Note how we didn't have to write any types in either of our functions: the OCaml compiler infers them for us automatically. The compiler solves this type inference problem algorithmically, but we could do it ourselves, too. It's like a mystery that can be solved by our mental power of deduction:

  • Since the if expression can return 1 in the then branch, we know by the typing rule for if that the entire if expression has type int.

  • Since the if expression has type int, the function's return type must be int.

  • Since y is compared to 0 with the equality operator, y must be an int.

  • Since x is multiplied with another expression using the * operator, x must be an int.

If we wanted to write down the types for some reason, we could do that:

(* requires: y>=0 *)
(* returns: x to the power of y *)
let rec pow (x:int) (y:int) : int = 
  if y=0 then 1 
  else x * pow x (y-1)

The parentheses are mandatory when we write the type annotations for x and y. We will generally leave out these annotations, because it's simpler to let the compiler infer them. There are other times when you'll want to explicitly write down types. One particularly useful time is when you get a type error from the compiler that you don't understand. Explicitly annotating the types can help with debugging such an error message.
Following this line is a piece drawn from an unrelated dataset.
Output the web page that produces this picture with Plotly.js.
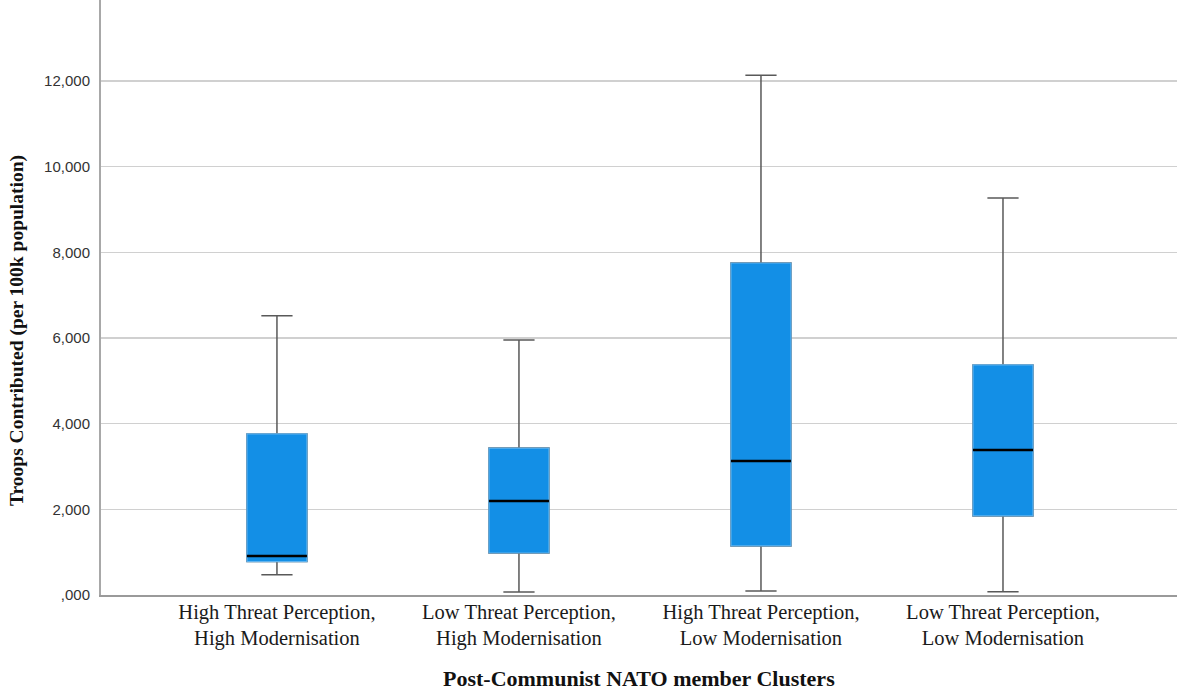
<!DOCTYPE html>
<html>
<head>
<meta charset="utf-8">
<script src="https://cdn.plot.ly/plotly-3.0.1.min.js"></script>
<style>html,body{margin:0;padding:0;background:#fff;}#chart{width:1178px;height:692px;}</style>
</head>
<body>
<div id="chart"></div>
<script>
const categories = [
  "High Threat Perception,<br>High Modernisation",
  "Low Threat Perception,<br>High Modernisation",
  "High Threat Perception,<br>Low Modernisation",
  "Low Threat Perception,<br>Low Modernisation"
];
const lowerWhisker = [470, 70, 95, 75];
const q1Values = [780, 980, 1145, 1845];
const medianValues = [910, 2195, 3130, 3385];
const q3Values = [3760, 3430, 7750, 5370];
const upperWhisker = [6520, 5955, 12135, 9265];
const yTickVals = [0, 2000, 4000, 6000, 8000, 10000, 12000];
const yTickText = [",000", "2,000", "4,000", "6,000", "8,000", "10,000", "12,000"];

const boxW = 0.248;
const whiskers = {
  type: 'box', x: categories, q1: q1Values, median: medianValues, q3: q3Values,
  lowerfence: lowerWhisker, upperfence: upperWhisker,
  width: boxW, whiskerwidth: 0.52, boxpoints: false,
  line: {color: '#595959', width: 1.5}, fillcolor: 'rgba(0,0,0,0)',
  hoverinfo: 'skip', showlegend: false
};
const body = {
  type: 'box', x: categories, q1: q1Values, median: medianValues, q3: q3Values,
  lowerfence: q1Values, upperfence: q3Values,
  width: boxW, whiskerwidth: 0, boxpoints: false,
  line: {color: '#62b4ee', width: 1.2}, fillcolor: '#138fe6',
  hoverinfo: 'skip', showlegend: false
};
const median = {
  type: 'box', x: categories, q1: medianValues, median: medianValues, q3: medianValues,
  lowerfence: medianValues, upperfence: medianValues,
  width: boxW, whiskerwidth: 0, boxpoints: false,
  line: {color: '#000000', width: 2.5}, fillcolor: 'rgba(0,0,0,0)',
  hoverinfo: 'skip', showlegend: false
};

const layout = {
  width: 1178, height: 692,
  margin: {l: 101, r: 1, t: 0, b: 97},
  paper_bgcolor: '#ffffff', plot_bgcolor: '#ffffff',
  boxmode: 'overlay',
  xaxis: {
    type: 'category', range: [-0.727, 3.719],
    showgrid: false, zeroline: false,
    showline: true, linecolor: '#9a9a9a', linewidth: 2,
    ticks: '', ticklabelstandoff: -3,
    tickfont: {family: 'Liberation Serif, Times New Roman, serif', size: 20.5, color: '#1a1a1a'},
    fixedrange: true
  },
  yaxis: {
    range: [0, 13890], tickvals: yTickVals, ticktext: yTickText,
    showgrid: true, gridcolor: '#d0d0d0', gridwidth: 1.6,
    zeroline: false, showline: true, linecolor: '#a8a8a8', linewidth: 2,
    ticks: '', ticklabelstandoff: 6,
    tickfont: {family: 'Liberation Sans, Arial, sans-serif', size: 15, color: '#333'},
    fixedrange: true
  },
  annotations: [
    {text: '<b>Troops Contributed (per 100k population)</b>', xref: 'paper', yref: 'paper',
     x: -0.078, y: 0.4437, xanchor: 'center', yanchor: 'middle', textangle: -90, showarrow: false,
     font: {family: 'Liberation Serif, Times New Roman, serif', size: 19.5, color: '#111'}},
    {text: '<b>Post-Communist NATO member Clusters</b>', xref: 'paper', yref: 'paper',
     x: 0.5, y: -0.141, xanchor: 'center', yanchor: 'middle', showarrow: false,
     font: {family: 'Liberation Serif, Times New Roman, serif', size: 22, color: '#111'}}
  ]
};

Plotly.newPlot('chart', [whiskers, body, median], layout, {displayModeBar: false, staticPlot: true});
</script>
</body>
</html>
Syntax. The syntax for function definitions:

let rec f x1 x2 ... xn = e

The f is a metavariable indicating an identifier being used as a function name. These identifiers must begin with a lowercase letter. The remaining rules for lowercase identifiers can be found in the manual. The names x1 through xn are metavariables indicating argument identifiers. These follow the same rules as function identifiers. The keyword rec is required if f is to be a recursive function; otherwise it may be omitted.

Note that syntax for function definitions is actually simplified compared to what OCaml really allows. We will learn more about some augmented syntax for function definition in the next couple weeks. But for now, this simplified version will help us focus.

Mutually recursive functions can be defined with the and keyword:

let rec f x1 ... xn = e1
and g y1 ... yn = e2

For example:

(* [even n] is whether [n] is even.
 * requires: [n >= 0] *)
let rec even n = 
  n=0 || odd (n-1) 

(* [odd n] is whether [n] is odd.
 * requires: [n >= 0] *)
and odd n = 
  n<>0 && even (n-1);;

The syntax for function types:

t -> u
t1 -> t2 -> u
t1 -> ... -> tn -> u

The t and u are metavariables indicating types. Type t -> u is the type of a function that takes an input of type t and returns an output of type u. We can think of t1 -> t2 -> u as the type of a function that takes two inputs, the first of type t1 and the second of type t2, and returns an output of type u. Likewise for a function that takes n arguments.

Dynamic semantics. There is no dynamic semantics of function definitions. There is nothing to be evaluated. OCaml just records that the name f is bound to a function with the given arguments x1..xn and the given body e. Only later, when the function is applied, will there be some evaluation to do.

Static semantics. The static semantics of function definitions:

  • For non-recursive functions: if by assuming that x1:t1 and x2:t2 and ... and xn:tn, we can conclude that e:u, then f : t1 -> t2 -> ... -> tn -> u.
  • For recursive functions: if by assuming that x1:t1 and x2:t2 and ... and xn:tn and f : t1 -> t2 -> ... -> tn -> u, we can conclude that e:u, then f : t1 -> t2 -> ... -> tn -> u.

Note how the type checking rule for recursive functions assumes that the function identifier f has a particular type, then checks to see whether the body of the function is well-typed under that assumption. This is because f is in scope inside the function body itself (just like the arguments are in scope).